After bankruptcy: Shopping for a car loan
If you rebuild your credit, three years after your bankruptcy you can get a car loan at a good interest rate. But you can also get steered into a bad loan by someone who claims to be doing you a favor. So, with not-perfect credit, you need to shop–shop carefully–for your car loan.
I’m a Virginia bankruptcy lawyer, and I hate to see my after-bankruptcy clients get cheated.
Sadly, many people spend days and hours shopping for a car, and then just take whatever is offered on the loan. That’s not smart. Here’s what to do.
Shop as carefully for the car loan as you do for the car.
First, go to your own bank or credit union and apply for a car loan. See what rate they will give you.
Then, when you go to a car dealership, tell them you have a loan offer from your bank and ask them if they can beat it. Go with your best deal.

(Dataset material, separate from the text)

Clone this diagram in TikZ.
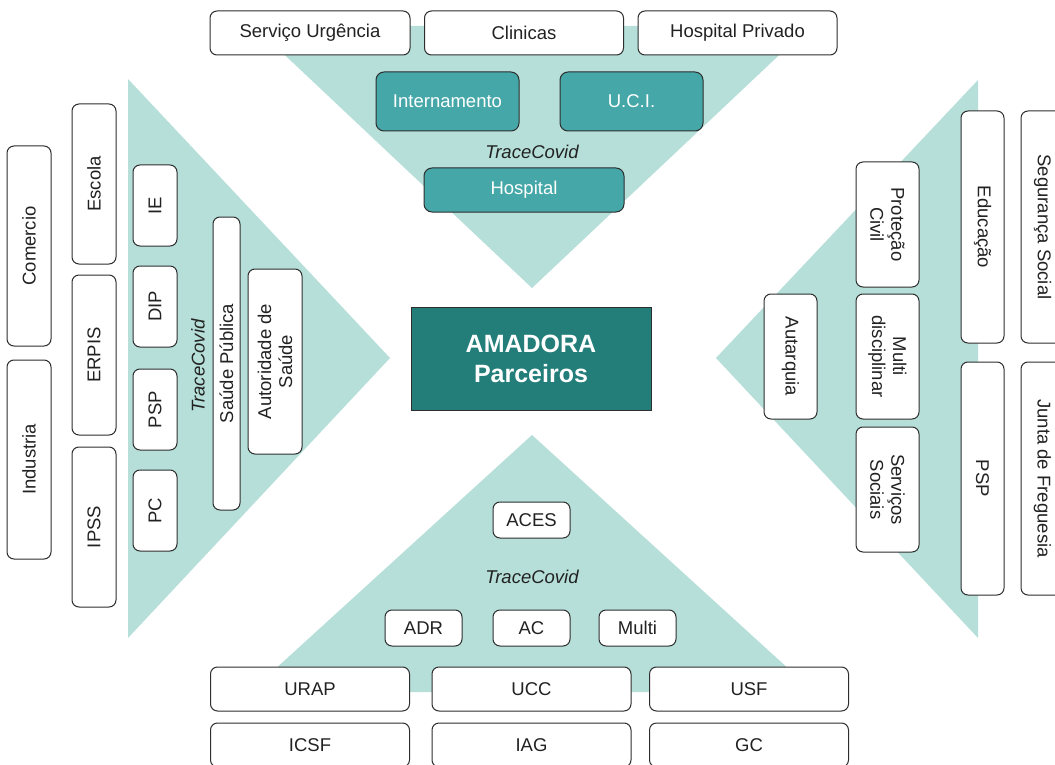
\documentclass[tikz,border=0pt]{standalone}
\usepackage{fontspec}
\setmainfont{Liberation Sans}
\definecolor{trifill}{HTML}{B5DFD8}
\definecolor{tealbox}{HTML}{46A7A8}
\definecolor{centerbox}{HTML}{237E7A}
\definecolor{boxline}{HTML}{2E2E2E}
\definecolor{txt}{HTML}{222222}
\tikzset{
  box/.style={draw=boxline, line width=1pt, rounded corners=7pt, fill=white, inner sep=0pt,
              text=txt, font=\fontsize{18.5}{21}\selectfont, align=center},
  tbox/.style={box, fill=tealbox, text=white, rounded corners=8pt},
  cbox/.style={draw=boxline, line width=1pt, fill=centerbox, text=white, inner sep=0pt,
               font=\fontsize{25}{30}\selectfont\bfseries, align=center},
  tracelbl/.style={text=txt, inner sep=0pt, font=\fontsize{18.5}{21}\selectfont\itshape},
  trishape/.style={fill=trifill, draw=none}
}
\begin{document}
\begin{tikzpicture}[x=1pt, y=-1pt]
\useasboundingbox (0,0) rectangle (1055,765);
\clip (0,0) rectangle (1055,765);
\fill[white] (0,0) rectangle (1055,765);
% triangles
\fill[trishape] (254,26) -- (810,26) -- (532,288) -- cycle;
\fill[trishape] (128,79) -- (128,638) -- (390,358) -- cycle;
\fill[trishape] (978,80) -- (978,638) -- (716,358) -- cycle;
\fill[trishape] (532,435) -- (250,692) -- (814,692) -- cycle;
% centre
\node[cbox, minimum width=240pt, minimum height=103pt] (amd) at (531,358.5) {AMADORA\\Parceiros};
% top
\node[box, minimum width=200pt, minimum height=44pt] (su) at (310,33) {Serviço Urgência};
\node[box, minimum width=199pt, minimum height=44pt] (cl) at (524,33) {Clinicas};
\node[box, minimum width=199pt, minimum height=44pt] (hp) at (737.5,33) {Hospital Privado};
\node[tbox, minimum width=143pt, minimum height=59pt] (int) at (447.5,101.5) {Internamento};
\node[tbox, minimum width=143pt, minimum height=59pt] (uci) at (631.5,101.5) {U.C.I.};
\node[tracelbl] (tc1) at (532,152) {TraceCovid};
\node[tbox, minimum width=200pt, minimum height=44pt] (hos) at (524,190) {Hospital};
% left
\node[box, rotate=90, minimum width=200pt, minimum height=44pt] (com) at (29,246) {Comercio};
\node[box, rotate=90, minimum width=199pt, minimum height=44pt] (ind) at (29,459.5) {Industria};
\node[box, rotate=90, minimum width=160pt, minimum height=44pt] (esc) at (94,184) {Escola};
\node[box, rotate=90, minimum width=160pt, minimum height=44pt] (erp) at (94,355) {ERPIS};
\node[box, rotate=90, minimum width=160pt, minimum height=44pt] (ips) at (94,527) {IPSS};
\node[box, rotate=90, minimum width=81pt, minimum height=44pt] (ie) at (155,205.5) {IE};
\node[box, rotate=90, minimum width=81pt, minimum height=44pt] (dip) at (155,306.5) {DIP};
\node[box, rotate=90, minimum width=81pt, minimum height=44pt] (psp) at (155,409.5) {PSP};
\node[box, rotate=90, minimum width=81pt, minimum height=44pt] (pc) at (155,510.5) {PC};
\node[tracelbl, rotate=90] (tc2) at (198,366) {TraceCovid};
\node[box, rotate=90, minimum width=293pt, minimum height=27pt] (sp) at (226.5,363.5) {Saúde Pública};
\node[box, rotate=90, minimum width=185pt, minimum height=54pt] (aut) at (275,361.5) {Autoridade de\\Saúde};
% right
\node[box, rotate=-90, minimum width=125pt, minimum height=53pt] (autq) at (790.5,356.5) {Autarquia};
\node[box, rotate=-90, minimum width=125pt, minimum height=63pt] (prot) at (887.5,224.5) {Proteção\\Civil};
\node[box, rotate=-90, minimum width=125pt, minimum height=63pt] (mult) at (887.5,356.5) {Multi\\disciplinar};
\node[box, rotate=-90, minimum width=125pt, minimum height=63pt] (serv) at (887.5,489.5) {Serviços\\Sociais};
\node[box, rotate=-90, minimum width=232pt, minimum height=43pt] (edu) at (982.5,227) {Educação};
\node[box, rotate=-90, minimum width=233pt, minimum height=43pt] (psp2) at (982.5,478.5) {PSP};
\node[box, rotate=-90, minimum width=232pt, minimum height=43pt] (seg) at (1042.5,227) {Segurança Social};
\node[box, rotate=-90, minimum width=233pt, minimum height=43pt] (jun) at (1042.5,478.5) {Junta de Freguesia};
% bottom
\node[box, minimum width=77pt, minimum height=36pt] (aces) at (531.5,520) {ACES};
\node[tracelbl] (tc3) at (532,577) {TraceCovid};
\node[box, minimum width=77pt, minimum height=36pt] (adr) at (423.5,628) {ADR};
\node[box, minimum width=77pt, minimum height=36pt] (ac) at (531.5,628) {AC};
\node[box, minimum width=77pt, minimum height=36pt] (mul) at (637.5,628) {Multi};
\node[box, minimum width=199pt, minimum height=44pt] (urap) at (310,689) {URAP};
\node[box, minimum width=199pt, minimum height=44pt] (ucc) at (531.5,689) {UCC};
\node[box, minimum width=199pt, minimum height=44pt] (usf) at (749,689) {USF};
\node[box, minimum width=199pt, minimum height=44pt] (icsf) at (310,745) {ICSF};
\node[box, minimum width=199pt, minimum height=44pt] (iag) at (531.5,745) {IAG};
\node[box, minimum width=199pt, minimum height=44pt] (gc) at (749,745) {GC};
\end{tikzpicture}
\end{document}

Car dealers make two kinds of loans. Sometimes the car manufacturer is discounting loans in order to help the dealer sell the cars. (Obviously no bank will give you 0.0% on a car loan–but the manufacturer, through the dealer, might. ) Those are great loans if you qualify.
Car dealers also place car loans with banks or finance companies. The bank pays the dealer a commission or mark up on those loans. Sometimes those dealer mark ups are very small; sometimes they are very big. Those mark ups get passed on to you.
That’s why you want a loan from your own bank to compare. If the dealer can beat it, that’s great. Otherwise, go with your bank.
Three years after a bankruptcy, you can get a car loan and a good one. But you can be a target for someone giving you a bad loan and telling you they are doing you a favor. Don’t be fooled.